The various stories were likely turned into one persons life around 70AD and then cleaned up and purged of contradictory material again at the Council of Nicaea (325 AD).
I think there really was an individual person named Jesus who Christianity was founded after. So I believe I could meet that person if I could travel back in time.
But I don’t believe that person was God or had miraculous powers. I’d even question whether that person made those claims. So I’d vote “traveling philosopher who makes no claims of divinity”.
Probably more this than any of the other suggestions. You’d either love him or hate him, and even if you hated him, you could sort of see why other people would love him.
Atheist here, but I expect I’d find there was a real, historical Jesus. Maybe I don’t frequent enough religious discussions, but there seems to be a dearth of threads concerning whether there was a real Buddha, a real Mohammed, a real Zoroaster, and so on. It’s always JC who seems to get singled out for not having really existed. There have been enough charismatic individual who founded religious movements in historical, even modern, times that I would expect to find a real Jesus. Supernatural powers? No, I don’t think he had any. Nor do I think that Christianity as we have it today necessarily carries much of whatever message he preached. But, yeah, I think there was a Jesus.
Most historians and scholars say a real Jesus almost certainly existed, but they seem to be able to agree on very little about him.
I think Christianity, more likely than not, originated with some sort of real crucifixion of a real Galilean holy man of some sort.
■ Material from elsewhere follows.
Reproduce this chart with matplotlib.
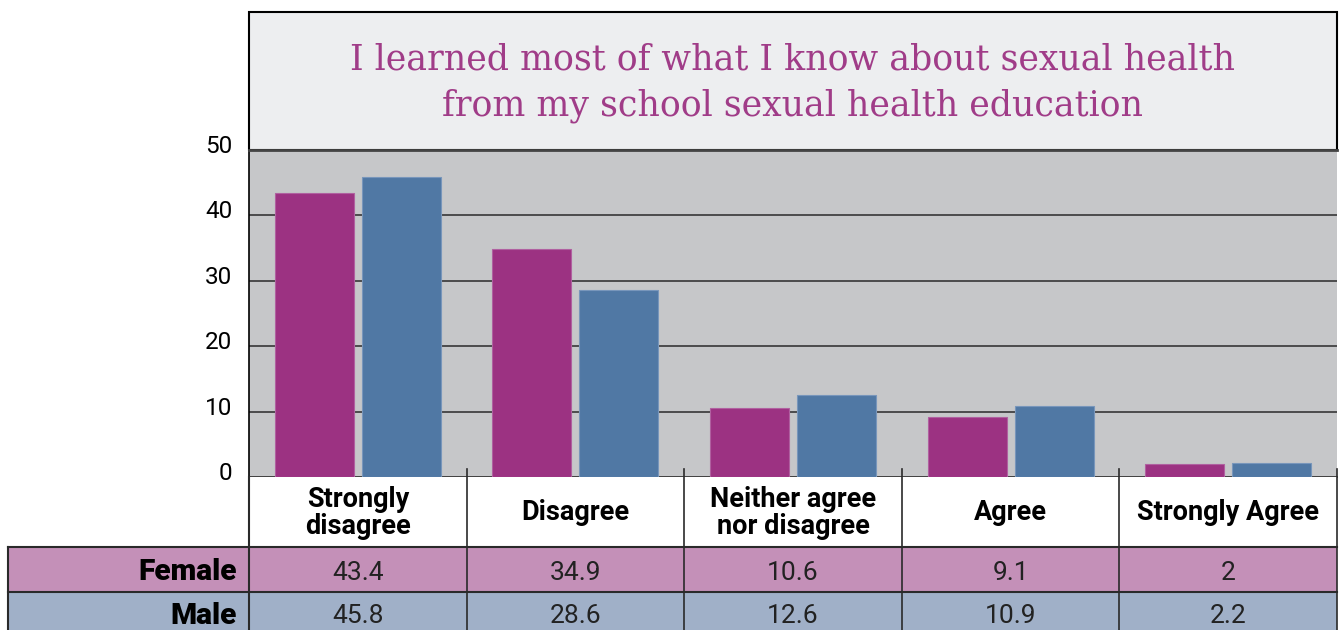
import numpy as np
import matplotlib
matplotlib.use('Agg')
from matplotlib import pyplot as plt
from matplotlib.patches import Rectangle
from matplotlib.transforms import blended_transform_factory, ScaledTranslation

# data
categories = ['Strongly\ndisagree', 'Disagree', 'Neither agree\nnor disagree', 'Agree', 'Strongly Agree']
female = [43.4, 34.9, 10.6, 9.1, 2]
male = [45.8, 28.6, 12.6, 10.9, 2.2]
female_labels = ['43.4', '34.9', '10.6', '9.1', '2']
male_labels = ['45.8', '28.6', '12.6', '10.9', '2.2']
yticks = [0, 10, 20, 30, 40, 50]
title = 'I learned most of what I know about sexual health\nfrom my school sexual health education'

W, H = 1340, 630
purple = '#9c3282'
blue = '#5078a4'
pink_row = '#c490b8'
blue_row = '#a0b0c8'
plot_bg = '#c6c7c9'
title_bg = '#edeef0'
dark = '#2a2a2a'

fig = plt.figure(figsize=(W / 100, H / 100), dpi=100)

# pixel edges of the plot area
x0, x1 = 249, 1337
ytop, ybot = 150, 477
ax = fig.add_axes([x0 / W, (H - ybot) / H, (x1 - x0) / W, (ybot - ytop) / H])
ax.set_facecolor(plot_bg)
x = np.arange(len(categories))
bw = 0.363
ax.bar(x - 0.2, female, bw, color=purple, edgecolor='#b060a0', linewidth=0.8, zorder=3)
ax.bar(x + 0.2, male, bw, color=blue, edgecolor='#7896bb', linewidth=0.8, zorder=3)
ax.set_xlim(-0.5, len(categories) - 0.5)
ax.set_ylim(0, 50)
ax.set_yticks(yticks)
ax.set_yticklabels([str(t) for t in yticks], fontsize=17.5, fontfamily='Roboto')
ax.tick_params(axis='y', length=0, pad=12)
# labels sit a little above their gridlines
for lab in ax.get_yticklabels():
    lab.set_transform(lab.get_transform() + ScaledTranslation(0, 6 / 100, fig.dpi_scale_trans))
ax.set_xticks([])
for t in yticks[1:-1]:
    ax.axhline(t, color=dark, lw=1.1, zorder=1)
for s in ['top', 'right']:
    ax.spines[s].set_visible(False)
ax.spines['left'].set_color('black')
ax.spines['left'].set_linewidth(1.2)
ax.spines['bottom'].set_color(dark)
ax.spines['bottom'].set_linewidth(1.2)

# overlay in pixel coords for the title box and the table
ov = fig.add_axes([0, 0, 1, 1])
ov.set_xlim(0, W)
ov.set_ylim(H, 0)
ov.axis('off')
ov.patch.set_alpha(0)

ov.add_patch(Rectangle((x0, 12), x1 - x0, ytop - 12, facecolor=title_bg,
                       edgecolor='black', lw=1.5))
ov.plot([x0, x1], [ytop, ytop], color='#444444', lw=2)
ov.text((x0 + x1) / 2, 83, title, ha='center', va='center', color='#a03c88',
        fontsize=25, fontfamily='DejaVu Serif', linespacing=1.45)

# table rows
r_head, r_f, r_m, r_end = 477, 547, 592, 630
ov.add_patch(Rectangle((x0, r_head), x1 - x0, r_f - r_head, facecolor='white', edgecolor='none'))
ov.add_patch(Rectangle((8, r_f), x1 - 8, r_m - r_f, facecolor=pink_row, edgecolor='none'))
ov.add_patch(Rectangle((8, r_m), x1 - 8, r_end - r_m, facecolor=blue_row, edgecolor='none'))
for yy in [r_f, r_m]:
    ov.plot([8, x1], [yy, yy], color=dark, lw=1.5)
ov.plot([8, 8], [r_f, r_end], color=dark, lw=1.5)
ov.plot([x0, x0], [r_head, r_end], color=dark, lw=1.5)

bt = blended_transform_factory(ax.transData, ov.transData)
for i in range(len(categories)):
    ov.plot([i + 0.5, i + 0.5], [469, r_end], color=dark, lw=1.2, transform=bt)
    ov.text(i, (r_head + r_f) / 2 + 1, categories[i], transform=bt, ha='center', va='center',
            fontsize=19.5, fontweight='bold', fontfamily='Roboto', linespacing=1.0)
    ov.text(i, (r_f + r_m) / 2 + 3, female_labels[i], transform=bt, ha='center', va='center',
            fontsize=19, fontfamily='Roboto', color='#222222')
    ov.text(i, (r_m + r_end) / 2 + 5, male_labels[i], transform=bt, ha='center', va='center',
            fontsize=19, fontfamily='Roboto', color='#222222')

ov.text(237, (r_f + r_m) / 2 + 3, 'Female', ha='right', va='center', fontsize=21.5,
        fontweight='black', fontfamily='Roboto')
ov.text(237, (r_m + r_end) / 2 + 5, 'Male', ha='right', va='center', fontsize=21.5,
        fontweight='black', fontfamily='Roboto')

fig.savefig('out.png', dpi=100)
He probably was a healer and exorcist and probably led some sort of assault on the Temple in Jerusalem. Other than that, we just don’t have the data to know much. A lot of hypotheses are plausible (excluding genuine supernatural events, of course), but none are provable.
I think you find nothing. The myth was invented long enough after his supposed death that no one alive could verify any of the stories. There will be evidence of a variety of people and situations that might have been used to construct the myth.
There were quite a few guys in Jesus time who claimed to be the Messiah or whose followers made such claims. I believe the Roman historian Josephus verifies that Jesus really existed and was crucified.
However, I don’t believe Jesus intended to start a new religion, and in fact, did not. Christianity was created by Paul.
A great book on this subject is The Laughing Jesus.
My favorite scene in Monty Python’s “life of Brian” is the messiahs in the marketplace.
Jesus would have been one of many wandering preachers of his day.He probably was a decent guy, reasonably well educated, who didnt like the religious/political establishment, and idealistically thought he could bring social justice. Like the hippies of the 60’s.
He was a good public speaker: a bit social protestor, a bit philosopher, and a bit of a showman.
He just happened to draw a little too much attention to himself.
Maybe 2000 years from now there’ll be a message board where people will debate whether or not there really was an L. Ron Hubbard or whether or not he was made up by 22nd century new age gurus as an amalgamation of 20th and 21st century teachers.
Josephus describes a number of would be Messiahs who got themselves killed by the Romans. The passage where he appears to be describing Jesus is believed by practically all historians to be heavily forged, but many argue that it still has an authentic core. A 2nd Century Roman historian named Tacitus also says that the Christian religion (which he calls an “evil”) was named after someone called “Christus” who was put to death by Pilate.
Tacitus is mostly accepted as genuine, but he could just as easily have gotten his information from Christians as from any independent source.
Which other religious figurehead is actually ascribed to be the son of god? And what mentally stable kind of person would make such a claim about himself? Because several parts of the story seem to be heavily embroidered, skeptics tend to feel that those things weaken the likeliness veracity of the accounts overall. Maybe they all got ahold of some of those red and white mushrooms from Scandinavia or something.